At the center of the Christian faith stands a perplexing event--a human named Jesus of Nazareth becomes a living embodiment of God. Over the centuries many Christians have raised questions about this moment: How did such a transformation occur? How can a man be fully human and fully divine at the same time? How did Jesus become God? Two new books explore these questions anew.
In his new book, How Jesus Became God: The Exaltation of a Jewish Preacher from Galilee (HarperOne, April), maverick historian of early Christianity Bart Ehrman argues that the earliest followers of Jesus did not embrace a vision of Jesus as God, and he demonstrates through a careful reading of numerous Christian texts that Jesus did not claim this for himself. Only when some of Jesus’ followers had visions of Jesus resurrected from the dead following his crucifixion, contends Ehrman, did they start to think that this Galilean prophet had become God.
“If the early Christians did not believe that Jesus had been raised from the dead, they would not have thought that he was any different from any other unfortunate prophet who ended up on the wrong side of the law and was executed for his troubles," Ehrman writes.

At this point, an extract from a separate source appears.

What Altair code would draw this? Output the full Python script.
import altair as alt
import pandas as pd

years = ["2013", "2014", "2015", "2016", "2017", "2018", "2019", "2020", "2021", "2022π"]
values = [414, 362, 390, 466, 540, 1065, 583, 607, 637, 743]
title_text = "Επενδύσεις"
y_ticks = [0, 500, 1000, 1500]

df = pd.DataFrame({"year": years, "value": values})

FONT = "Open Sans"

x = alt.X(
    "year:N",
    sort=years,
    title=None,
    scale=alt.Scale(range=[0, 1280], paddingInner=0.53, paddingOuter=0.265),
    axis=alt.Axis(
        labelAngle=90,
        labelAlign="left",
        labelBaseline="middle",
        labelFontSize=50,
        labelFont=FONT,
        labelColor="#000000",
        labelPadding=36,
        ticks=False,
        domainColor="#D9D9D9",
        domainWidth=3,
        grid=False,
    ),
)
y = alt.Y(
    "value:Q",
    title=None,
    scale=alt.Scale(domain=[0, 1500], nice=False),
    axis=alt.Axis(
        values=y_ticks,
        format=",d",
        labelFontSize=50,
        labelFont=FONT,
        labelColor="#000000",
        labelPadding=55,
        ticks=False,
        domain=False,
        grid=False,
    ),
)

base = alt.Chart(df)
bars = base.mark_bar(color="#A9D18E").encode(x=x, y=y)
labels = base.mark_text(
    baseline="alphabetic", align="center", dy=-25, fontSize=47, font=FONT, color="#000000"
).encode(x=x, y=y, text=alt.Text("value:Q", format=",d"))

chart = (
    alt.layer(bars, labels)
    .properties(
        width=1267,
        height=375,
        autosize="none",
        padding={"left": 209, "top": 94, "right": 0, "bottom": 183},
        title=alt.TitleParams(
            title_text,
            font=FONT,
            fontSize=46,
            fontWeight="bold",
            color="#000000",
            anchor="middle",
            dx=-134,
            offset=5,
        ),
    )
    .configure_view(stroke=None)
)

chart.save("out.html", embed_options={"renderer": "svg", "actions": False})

Ehrman sets early Christian history and writings in their Hellenistic and Jewish contexts to illustrate the ways that ancient cultures understood divine and human realms intersecting. He then explores the development of views from the Second through Fourth centuries about Jesus’ becoming God, examining the afterlife of these doctrines.
Five biblical scholars and church historians—Michael F. Bird, Craig A. Evans, Simon J. Gathercole, Charles E. Hill, and Chris Tilling—are quickly responding to Ehrman's arguments in How God Became Jesus: The Real Origins of Belief in Jesus’ Divine Nature—a Response to Bart Ehrman (Zondervan, Mar.). The contributors do not dispute the messiness of the development of Christological views in the early church, but they call the accuracy of Ehrman’s conclusions into question and outline in detail what they view as his populist conspiracy theories and sloppy history.

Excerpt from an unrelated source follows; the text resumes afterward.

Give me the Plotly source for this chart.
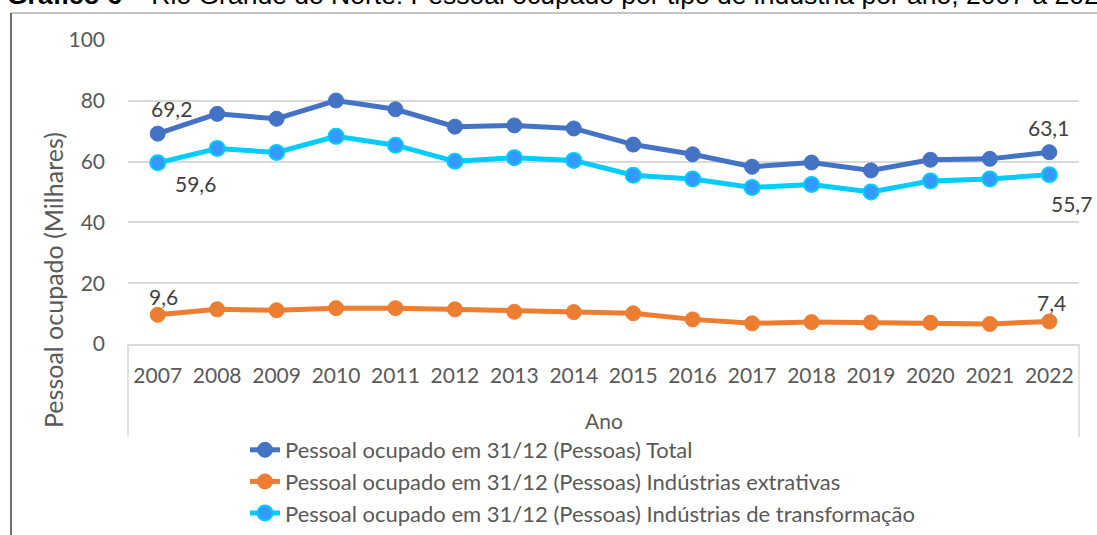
import plotly.graph_objects as go

# ---- data ----
years = ["2007", "2008", "2009", "2010", "2011", "2012", "2013", "2014",
         "2015", "2016", "2017", "2018", "2019", "2020", "2021", "2022"]
total = [69.2, 75.7, 74.1, 80.1, 77.2, 71.5, 71.9, 70.9,
         65.6, 62.4, 58.3, 59.7, 57.1, 60.6, 60.9, 63.1]
extrativas = [9.6, 11.4, 11.1, 11.8, 11.8, 11.4, 10.6, 10.5,
              10.1, 8.1, 6.8, 7.2, 7.1, 7.0, 6.6, 7.4]
transformacao = [59.6, 64.3, 63.0, 68.3, 65.4, 60.1, 61.3, 60.4,
                 55.5, 54.3, 51.5, 52.5, 50.0, 53.6, 54.3, 55.7]
series_names = [
    "Pessoal ocupado em 31/12 (Pessoas) Total",
    "Pessoal ocupado em 31/12 (Pessoas) Indústrias extrativas",
    "Pessoal ocupado em 31/12 (Pessoas) Indústrias de transformação",
]
y_ticks = [0, 20, 40, 60, 80, 100]
title_bold = "Gráfico 6"
title_rest = " – Rio Grande do Norte: Pessoal ocupado por tipo de indústria por ano, 2007 a 2022"
y_title = "Pessoal ocupado (Milhares)"
x_title = "Ano"

FONT = "Lato"
GRAY = "#595959"

W, H = 1097, 535
L, R, T, B = 128, 18, 40, 191
PW, PH = W - L - R, H - T - B


def px_x(px):
    return (px - L) / PW


def px_y(py):
    return (H - B - py) / PH


fig = go.Figure()
fig.add_trace(go.Scatter(
    x=years, y=total, name=series_names[0], mode="lines+markers",
    line=dict(color="#4472C4", width=5),
    marker=dict(size=15, color="#4472C4", line=dict(color="#4472C4", width=1)),
))
fig.add_trace(go.Scatter(
    x=years, y=extrativas, name=series_names[1], mode="lines+markers",
    line=dict(color="#ED7D31", width=5),
    marker=dict(size=15, color="#ED7D31", line=dict(color="#ED7D31", width=1)),
))
fig.add_trace(go.Scatter(
    x=years, y=transformacao, name=series_names[2], mode="lines+markers",
    line=dict(color="#00CCFF", width=5),
    marker=dict(size=15, color="#3399FF", line=dict(color="#00CCFF", width=2)),
))


def lab(v):
    return f"{v:.1f}".replace(".", ",")


first, last = 0, len(years) - 1
label_specs = [
    (total, first, 14, 25), (transformacao, first, 38, -21), (extrativas, first, 6, 18),
    (total, last, -1, 25), (transformacao, last, 22, -29), (extrativas, last, 2, 19),
]
for arr, idx, xs, ys in label_specs:
    fig.add_annotation(x=idx, y=arr[idx], text=lab(arr[idx]),
                       showarrow=False, xshift=xs, yshift=ys,
                       font=dict(family=FONT, size=21, color="#404040"))

# title (partly cut at the top as in the reference)
fig.add_annotation(xref="paper", yref="paper", x=px_x(5), y=px_y(12.5),
                   xanchor="left", yanchor="bottom", showarrow=False,
                   text=f"<b>{title_bold}</b>{title_rest}",
                   font=dict(family="Liberation Sans, Arial", size=26.5, color="black"))

# axis titles
fig.add_annotation(xref="paper", yref="paper", x=px_x(53), y=px_y(280),
                   xanchor="center", yanchor="middle", showarrow=False,
                   textangle=-90, text=y_title,
                   font=dict(family=FONT, size=25, color=GRAY))
fig.add_annotation(xref="paper", yref="paper", x=0.5, y=px_y(420),
                   xanchor="center", yanchor="middle", showarrow=False,
                   text=x_title, font=dict(family=FONT, size=21, color=GRAY))

# frame lines
shapes = [
    dict(type="line", xref="paper", yref="paper", x0=0, x1=0, y0=0, y1=px_y(437),
         line=dict(color="#D9D9D9", width=1.5)),
    dict(type="line", xref="paper", yref="paper", x0=1, x1=1, y0=0, y1=px_y(437),
         line=dict(color="#D9D9D9", width=1.5)),
    dict(type="line", xref="paper", yref="paper", x0=px_x(11), x1=px_x(1100),
         y0=px_y(13), y1=px_y(13), line=dict(color="#B0B0B0", width=1.5)),
    dict(type="line", xref="paper", yref="paper", x0=px_x(11), x1=px_x(11),
         y0=px_y(13), y1=px_y(540), line=dict(color="#404040", width=1.5)),
]

fig.update_layout(
    width=W, height=H,
    margin=dict(l=L, r=R, t=T, b=B, autoexpand=False),
    paper_bgcolor="white", plot_bgcolor="white",
    font=dict(family=FONT, size=21, color=GRAY),
    showlegend=True,
    legend=dict(x=px_x(245), y=px_y(429), xanchor="left", yanchor="top",
                font=dict(family=FONT, size=22, color=GRAY),
                bgcolor="rgba(0,0,0,0)", traceorder="normal"),
    shapes=shapes,
    xaxis=dict(type="category", range=[-0.5, len(years) - 0.5], showgrid=False,
               showline=True, linecolor="#D9D9D9", linewidth=1.5, ticks="",
               ticklabelstandoff=12,
               tickfont=dict(family=FONT, size=21, color=GRAY)),
    yaxis=dict(range=[0, 100], tickvals=y_ticks, showgrid=True,
               gridcolor="#D9D9D9", gridwidth=1.5, zeroline=False,
               showline=False, ticks="", ticklabelstandoff=22,
               tickfont=dict(family=FONT, size=21, color=GRAY)),
)

fig.write_html(
    "out.html",
    config={"displayModeBar": False},
    post_script="document.body.style.margin='0';document.body.style.overflow='hidden';",
)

“While Ehrman offers a creative and accessible account of the origins of Jesus’ divinity in Christian belief, at the end of the day, we think that his overall case is about as convincing as reports of the mayor of Chicago, Rahm Emanuel, sitting in a Chik-Fil-A restaurant, wearing a Texan-style cowboy hat, while reading Donald Trump’s memoir—which is to say, not convincing at all,” writes Bird.
These books continue the never-ending conversation about the way (or whether) a human became God, illustrating once again how perplexing the idea of Jesus’ divinity is to Christians and non-Christians alike.